Luke v. Gentry Realty, Ltd., 105 Hawai`i 241, 249, 96 P.3d 261, 269 (2004). Whether there is a valid agreement to arbitrate a particular dispute is a matter of state contract law. See, e.g., First Options of Chicago, Inc. v. Kaplan, 514 U.S. 938, 944 (1995) ("When deciding whether the parties agreed to arbitrate a certain matter (including arbitrability), courts generally . . . should apply ordinary state-law principles that govern the formation of contracts.").

The credit sale contract signed by Cho states that, if either party requests arbitration, Cho agrees to arbitrate "any controversy or claim between [Cho] and [Hawaii Nissan] arising out of or related to this Contract." (Emphasis added.) The plain language of the contract refutes Hawaii Nissan's argument that Cho agreed to arbitrate her current dispute: while Cho agreed to arbitrate any dispute arising out of the credit sale contract, she did not agree to arbitrate any dispute arising from the purchase of the Nissan Pathfinder or the various fees attached thereto. Cho signed two separate agreements, and her agreement to arbitrate disputes arising from one of those agreements does not automatically connote an agreement to arbitrate disputes arising from the other agreement. See, e.g., Luke v. Gentry, 105 Hawai`i at 249, 96 P.3d at 269. The arbitration clause is inapplicable to the parties' dispute.

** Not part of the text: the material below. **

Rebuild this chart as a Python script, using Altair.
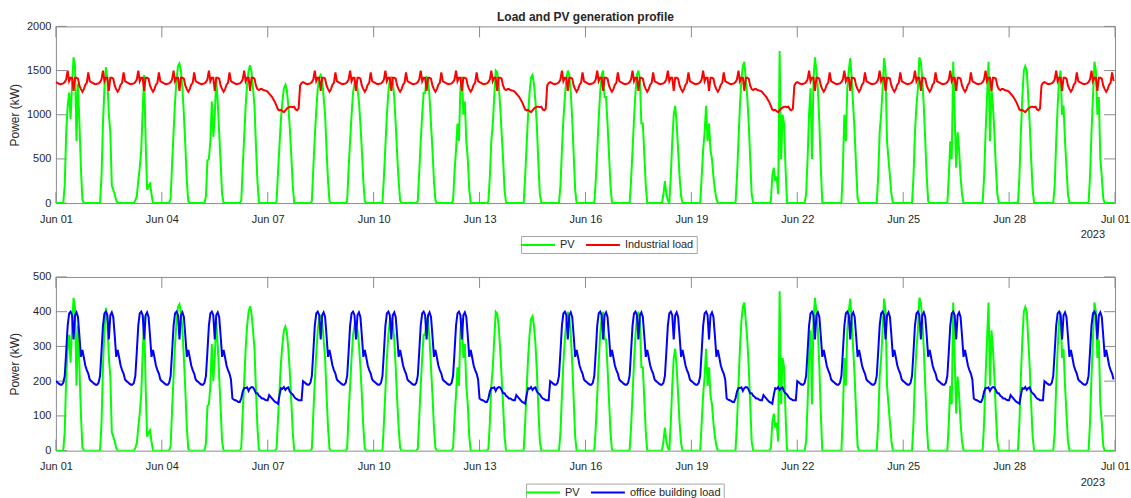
import altair as alt
import pandas as pd

START = "2023-06-01"
N_DAYS = 30

# Day type of each day of the month (drives the load profiles)
day_kind = ["wd", "wd", "wd", "wd", "wd", "sat", "sun",
            "wd", "wd", "wd", "wd", "wd", "sat", "sun",
            "wd", "wd", "wd", "wd", "wd", "sat", "sun",
            "wd", "wd", "wd", "wd", "wd", "sat", "sun",
            "wd", "wd"]

# Industrial load profile, kW, hours 0..23
ind_weekday = [1370, 1360, 1350, 1345, 1350, 1355, 1370, 1400, 1500, 1380, 1420, 1420,
               1270, 1420, 1420, 1410, 1330, 1290, 1260, 1290, 1340, 1360, 1480, 1380]
ind_saturday = [1370, 1360, 1350, 1345, 1350, 1355, 1370, 1400, 1500, 1380, 1420, 1420,
                1270, 1420, 1420, 1410, 1330, 1290, 1280, 1290, 1290, 1280, 1275, 1270]
ind_sunday = [1260, 1240, 1220, 1200, 1170, 1140, 1100, 1060, 1050, 1055, 1040, 1030,
              1050, 1070, 1080, 1090, 1090, 1085, 1090, 1060, 1050, 1070, 1330, 1360]

# Office building load profile, kW, hours 0..23
office_weekday = [200, 197, 193, 190, 190, 195, 215, 285, 360, 395, 400, 390,
                  320, 390, 398, 385, 330, 270, 290, 268, 245, 232, 222, 205]
office_saturday = [150, 147, 145, 143, 140, 140, 150, 170, 180, 180, 182, 172,
                   180, 183, 182, 175, 165, 165, 158, 155, 150, 150, 147, 145]
office_sunday = [145, 160, 155, 150, 145, 140, 138, 135, 160, 180, 178, 183,
                 175, 180, 182, 170, 165, 162, 155, 150, 148, 145, 145, 145]

# PV output of the industrial plant, kW, hours 5..19 of each day
PV_FIRST_HOUR = 5
pv_kw = [
    [0, 200, 800, 1100, 1250, 950, 1350, 1650, 1550, 700, 1350, 900, 400, 40, 0],
    [0, 0, 300, 900, 1300, 1540, 1400, 1000, 800, 200, 150, 100, 30, 0, 0],
    [0, 30, 80, 250, 400, 600, 1050, 1450, 700, 150, 200, 220, 100, 0, 0],
    [0, 50, 450, 800, 1150, 1400, 1550, 1580, 1500, 1300, 1000, 650, 250, 20, 0],
    [0, 80, 480, 500, 700, 1150, 750, 1000, 1400, 1150, 800, 450, 100, 0, 0],
    [0, 30, 400, 750, 1100, 1350, 1500, 1560, 1480, 1300, 1100, 650, 250, 10, 0],
    [0, 20, 350, 650, 950, 1150, 1300, 1340, 1280, 1100, 850, 550, 200, 0, 0],
    [0, 20, 400, 750, 1050, 1300, 1420, 1450, 1400, 1200, 1000, 600, 250, 20, 0],
    [0, 20, 400, 700, 1000, 1250, 1350, 1350, 1300, 1150, 900, 600, 250, 20, 0],
    [0, 0, 300, 650, 1000, 1250, 1400, 1420, 1380, 1200, 900, 550, 250, 30, 0],
    [0, 20, 350, 700, 1000, 1250, 1250, 1420, 1400, 1200, 900, 600, 250, 30, 0],
    [0, 30, 350, 600, 900, 700, 1300, 1430, 1000, 1150, 700, 500, 150, 0, 0],
    [0, 20, 300, 700, 900, 1200, 1500, 1480, 1350, 1100, 800, 500, 150, 0, 0],
    [0, 0, 300, 650, 1000, 1250, 1420, 1450, 1350, 1150, 850, 450, 100, 0, 0],
    [0, 0, 200, 600, 950, 1200, 1400, 1500, 1450, 1250, 950, 550, 150, 0, 0],
    [0, 0, 250, 600, 950, 1250, 1450, 1500, 1200, 1200, 900, 550, 200, 10, 0],
    [0, 0, 250, 600, 950, 1250, 1450, 1500, 1400, 900, 900, 550, 200, 0, 0],
    [100, 250, 100, 30, 0, 300, 700, 1000, 1100, 900, 600, 300, 80, 0, 0],
    [0, 0, 300, 600, 800, 1100, 700, 900, 600, 500, 300, 150, 50, 0, 0],
    [0, 0, 300, 700, 1100, 1400, 1550, 1600, 1400, 1200, 900, 500, 100, 0, 0],
    [0, 20, 300, 400, 250, 300, 100, 1720, 500, 1000, 900, 400, 0, 0, 0],
    [0, 100, 500, 1000, 1300, 500, 1400, 1650, 1500, 1300, 900, 400, 0, 0, 0],
    [0, 0, 400, 1000, 700, 1300, 1500, 1640, 1400, 1100, 800, 400, 50, 0, 0],
    [0, 0, 300, 800, 1000, 1300, 1640, 1500, 700, 500, 300, 100, 0, 0, 0],
    [0, 0, 300, 800, 1100, 1300, 1650, 1600, 1400, 1100, 700, 300, 20, 0, 0],
    [0, 0, 300, 700, 500, 1600, 1000, 400, 800, 600, 300, 100, 0, 0, 0],
    [0, 0, 300, 800, 1200, 1600, 700, 1300, 1100, 800, 400, 100, 0, 0, 0],
    [0, 0, 300, 800, 1200, 1500, 1550, 1500, 1200, 900, 500, 150, 0, 0, 0],
    [0, 0, 200, 700, 1100, 1400, 1500, 1000, 1100, 700, 400, 100, 0, 0, 0],
    [0, 0, 300, 800, 1200, 1600, 1500, 1000, 1200, 500, 300, 50, 0, 0, 0],
]
# office PV plant is 400 kWp against 1500 kWp at the industrial site
OFFICE_PV_RATIO = 400 / 1500

x_tick_labels = ["2023-06-01", "2023-06-04", "2023-06-07", "2023-06-10", "2023-06-13",
                 "2023-06-16", "2023-06-19", "2023-06-22", "2023-06-25", "2023-06-28",
                 "2023-07-01"]

# ---------------------------------------------------------------- data tables
profiles_ind = {"wd": ind_weekday, "sat": ind_saturday, "sun": ind_sunday}
profiles_off = {"wd": office_weekday, "sat": office_saturday, "sun": office_sunday}

industrial = [v for k in day_kind for v in profiles_ind[k]]
office = [v for k in day_kind for v in profiles_off[k]]
pv = []
for day in pv_kw:
    row = [0] * 24
    row[PV_FIRST_HOUR:PV_FIRST_HOUR + len(day)] = day
    pv.extend(row)
office_pv = [p * OFFICE_PV_RATIO for p in pv]

time = list(pd.date_range(START, periods=N_DAYS * 24, freq="h").strftime("%Y-%m-%dT%H:%M:%S"))


def long_table(pv_vals, load_vals, load_name):
    return pd.DataFrame({
        "time": time + time,
        "kW": list(pv_vals) + list(load_vals),
        "series": ["PV"] * len(time) + [load_name] * len(time),
    })


# ---------------------------------------------------------------- styling
FONT = "Liberation Sans"
TXT = "#262626"
BOX = "#8c8c8c"
TICK_LEN = 11
WIDTH = 1061
# a 34 px long legend line on a small nominal symbol size
LEGEND_LINE = "M-3.4,0H3.4"


def dt(s):
    y, m, d = (int(p) for p in s.split("-"))
    return alt.DateTime(year=y, month=m, date=d)


x_tick_dt = [dt(s) for s in x_tick_labels]
x_scale = alt.Scale(domain=[x_tick_dt[0], x_tick_dt[-1]])
x_axis = alt.Axis(values=x_tick_dt, format="%b %d", title=None, ticks=False,
                  domain=False, grid=False, labelFont=FONT, labelFontSize=11,
                  labelColor=TXT, labelPadding=10, labelOverlap=False,
                  labelFlush=False, labelBound=False)
x_ticks_df = pd.DataFrame({"t": [s + "T00:00:00" for s in x_tick_labels]})


def panel(pv_vals, load_vals, load_name, load_color, y_max, y_step, height,
          legend_x, legend_y, title_padding, title=None):
    data = long_table(pv_vals, load_vals, load_name)
    y_scale = alt.Scale(domain=[0, y_max], nice=False)
    y_values = list(range(0, y_max + 1, y_step))
    y_axis = alt.Axis(values=y_values, format="d", title="Power (kW)", ticks=False,
                      domain=False, grid=False, labelFont=FONT, labelFontSize=11,
                      labelColor=TXT, labelPadding=5, titleFont=FONT, titleFontSize=12,
                      titleFontWeight="normal", titleColor=TXT,
                      titlePadding=title_padding)
    color_scale = alt.Scale(domain=["PV", load_name], range=["#00ff00", load_color])
    legend = alt.Legend(orient="none", legendX=legend_x, legendY=legend_y,
                        direction="horizontal", title=None, symbolType=LEGEND_LINE,
                        symbolSize=100, symbolStrokeWidth=2, symbolOffset=8,
                        labelFont=FONT, labelFontSize=11, labelColor=TXT,
                        labelOffset=16, columnPadding=7, padding=3,
                        strokeColor="#a6a6a6", fillColor="white", labelLimit=300)

    x_enc = alt.X("t:T", scale=x_scale, axis=x_axis)
    tick_bottom = alt.Chart(x_ticks_df).mark_rule(color=BOX).encode(
        x=x_enc, y=alt.value(height), y2=alt.value(height - TICK_LEN))
    tick_top = alt.Chart(x_ticks_df).mark_rule(color=BOX).encode(
        x=x_enc, y=alt.value(0), y2=alt.value(TICK_LEN))

    y_ticks_df = pd.DataFrame({"v": y_values})
    y_enc = alt.Y("v:Q", scale=y_scale, axis=y_axis)
    tick_left = alt.Chart(y_ticks_df).mark_rule(color=BOX).encode(
        y=y_enc, x=alt.value(0), x2=alt.value(TICK_LEN))
    tick_right = alt.Chart(y_ticks_df).mark_rule(color=BOX).encode(
        y=y_enc, x=alt.value(WIDTH - TICK_LEN), x2=alt.value(WIDTH))

    base = alt.Chart(data).mark_line(strokeWidth=2, clip=True).encode(
        x=alt.X("time:T", scale=x_scale, axis=x_axis),
        y=alt.Y("kW:Q", scale=y_scale, axis=y_axis),
        color=alt.Color("series:N", scale=color_scale, legend=legend),
    )
    # PV first, the load drawn over it
    pv_line = base.transform_filter(alt.datum.series == "PV")
    load_line = base.transform_filter(alt.datum.series == load_name)

    year = alt.Chart(pd.DataFrame({"t": ["2023-07-01T00:00:00"], "s": ["2023"]})).mark_text(
        align="right", baseline="top", dx=-10, dy=26, font=FONT, fontSize=11, color=TXT
    ).encode(x=x_enc, y=alt.value(height), text="s:N")

    layer = alt.layer(tick_bottom, tick_top, tick_left, tick_right, pv_line, load_line, year)
    props = dict(width=WIDTH, height=height)
    if title:
        props["title"] = alt.Title(title, font=FONT, fontSize=12, fontWeight="bold",
                                   color=TXT, anchor="middle", frame="group", offset=-4)
    return layer.properties(**props)


top = panel(pv, industrial, "Industrial load", "#ff0000", 2000, 500, 177,
            466, 210, 5, title="Load and PV generation profile")
bottom = panel(office_pv, office, "office building load", "#0000ff", 500, 100, 174,
               471, 207, 11)

chart = alt.vconcat(top, bottom, spacing=74, bounds="flush").resolve_scale(
    color="independent", y="independent"
).configure_view(stroke=BOX, strokeWidth=1).properties(
    padding={"left": 8, "top": 10, "right": 0, "bottom": 0},
    background="white",
)

chart.save("out.html", embed_options={"renderer": "svg", "actions": False})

Therefore,

IT IS HEREBY ORDERED that the circuit court's June 12, 2003 order denying Hawaii Nissan's motion to compel arbitration and/or to stay proceedings is affirmed.

DATED: Honolulu, Hawai`i, June 17, 2005.


On the briefs:

Shelton G.W. Jim On
and Henry F. Beerman
(of Jim On & Beerman)
for defendant-appellant
Hawaii Nissan, Inc., dba
New City Nissan

John Francis Perkin
and Brandee J. Faria
(of Perkin & Faria) and
James J. Bickerton and
Scott K. Saiki (of Bickerton
Saunders Dang & Sullivan)
for plaintiff-appellee
Yun Ki Cho, individually
and on behalf of all others
similarly situated



1.      The Honorable Victoria S. Marks and the Honorable Sabrina S. McKenna presided over this matter.